> [What is being asked]: Select the lines that hold the word "with" and copy each one.

> [Recorded data]:
_ _ _

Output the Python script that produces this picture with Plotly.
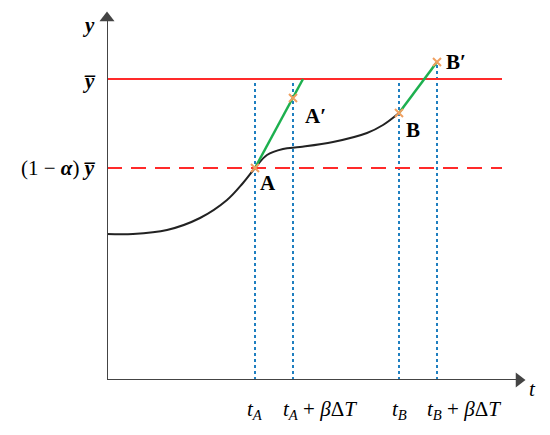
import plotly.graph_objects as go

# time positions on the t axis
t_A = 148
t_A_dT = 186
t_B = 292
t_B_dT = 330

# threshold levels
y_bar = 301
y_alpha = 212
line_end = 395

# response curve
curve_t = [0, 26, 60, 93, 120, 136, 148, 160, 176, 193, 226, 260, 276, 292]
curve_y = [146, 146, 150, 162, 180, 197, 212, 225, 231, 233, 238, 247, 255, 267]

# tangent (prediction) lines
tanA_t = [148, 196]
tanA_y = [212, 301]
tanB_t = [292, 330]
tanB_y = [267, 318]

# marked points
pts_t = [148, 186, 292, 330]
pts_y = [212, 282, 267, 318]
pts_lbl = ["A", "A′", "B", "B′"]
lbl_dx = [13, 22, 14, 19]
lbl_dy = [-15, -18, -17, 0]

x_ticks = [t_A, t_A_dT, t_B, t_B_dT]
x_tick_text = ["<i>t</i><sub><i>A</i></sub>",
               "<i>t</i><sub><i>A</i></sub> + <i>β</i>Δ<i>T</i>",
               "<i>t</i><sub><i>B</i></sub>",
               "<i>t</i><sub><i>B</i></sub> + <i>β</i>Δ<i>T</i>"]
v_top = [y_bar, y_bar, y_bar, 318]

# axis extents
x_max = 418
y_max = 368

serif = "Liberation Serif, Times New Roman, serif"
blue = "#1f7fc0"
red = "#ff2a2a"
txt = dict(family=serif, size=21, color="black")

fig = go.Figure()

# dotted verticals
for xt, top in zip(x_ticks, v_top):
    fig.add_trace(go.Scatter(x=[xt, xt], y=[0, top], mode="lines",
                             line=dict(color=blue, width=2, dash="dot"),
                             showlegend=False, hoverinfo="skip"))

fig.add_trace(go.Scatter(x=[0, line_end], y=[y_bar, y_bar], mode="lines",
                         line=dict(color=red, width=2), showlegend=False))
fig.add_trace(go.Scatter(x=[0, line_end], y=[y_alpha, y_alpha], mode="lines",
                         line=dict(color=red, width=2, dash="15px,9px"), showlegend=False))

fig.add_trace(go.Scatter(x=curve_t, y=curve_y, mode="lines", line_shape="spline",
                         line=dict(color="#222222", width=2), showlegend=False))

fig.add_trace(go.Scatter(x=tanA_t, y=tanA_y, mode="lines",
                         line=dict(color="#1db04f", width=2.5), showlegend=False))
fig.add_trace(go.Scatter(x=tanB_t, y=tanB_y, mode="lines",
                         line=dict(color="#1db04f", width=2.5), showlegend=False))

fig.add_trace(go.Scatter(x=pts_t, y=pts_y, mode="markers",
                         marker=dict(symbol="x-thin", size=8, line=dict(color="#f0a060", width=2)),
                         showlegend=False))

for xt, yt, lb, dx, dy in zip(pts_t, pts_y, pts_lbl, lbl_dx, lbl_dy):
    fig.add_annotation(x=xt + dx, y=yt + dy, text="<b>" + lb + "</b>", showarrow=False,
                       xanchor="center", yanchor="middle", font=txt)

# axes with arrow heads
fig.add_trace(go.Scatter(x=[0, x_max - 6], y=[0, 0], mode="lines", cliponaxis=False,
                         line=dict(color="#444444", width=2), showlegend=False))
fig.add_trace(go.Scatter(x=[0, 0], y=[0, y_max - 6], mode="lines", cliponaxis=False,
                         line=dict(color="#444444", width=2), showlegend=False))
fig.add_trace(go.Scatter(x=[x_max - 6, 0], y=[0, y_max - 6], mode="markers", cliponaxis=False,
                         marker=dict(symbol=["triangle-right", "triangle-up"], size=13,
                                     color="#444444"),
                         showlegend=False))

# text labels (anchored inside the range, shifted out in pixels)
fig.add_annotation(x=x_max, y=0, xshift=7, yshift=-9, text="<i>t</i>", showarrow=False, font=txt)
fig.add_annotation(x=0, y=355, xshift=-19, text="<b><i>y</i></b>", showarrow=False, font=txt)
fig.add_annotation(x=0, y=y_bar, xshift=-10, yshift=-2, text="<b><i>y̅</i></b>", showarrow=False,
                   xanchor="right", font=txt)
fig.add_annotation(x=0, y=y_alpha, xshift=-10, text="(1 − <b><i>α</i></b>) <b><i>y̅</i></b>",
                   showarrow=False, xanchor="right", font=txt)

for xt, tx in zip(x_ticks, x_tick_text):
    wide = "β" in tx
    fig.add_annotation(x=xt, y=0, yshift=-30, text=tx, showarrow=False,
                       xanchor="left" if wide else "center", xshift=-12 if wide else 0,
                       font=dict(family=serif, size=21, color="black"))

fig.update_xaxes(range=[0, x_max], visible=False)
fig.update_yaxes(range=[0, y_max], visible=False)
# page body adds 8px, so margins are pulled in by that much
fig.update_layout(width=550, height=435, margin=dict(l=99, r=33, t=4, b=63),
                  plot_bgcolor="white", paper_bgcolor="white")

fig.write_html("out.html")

_ _ _

> [Task output]:
Output the Python script that produces this picture with Plotly.
# axes with arrow heads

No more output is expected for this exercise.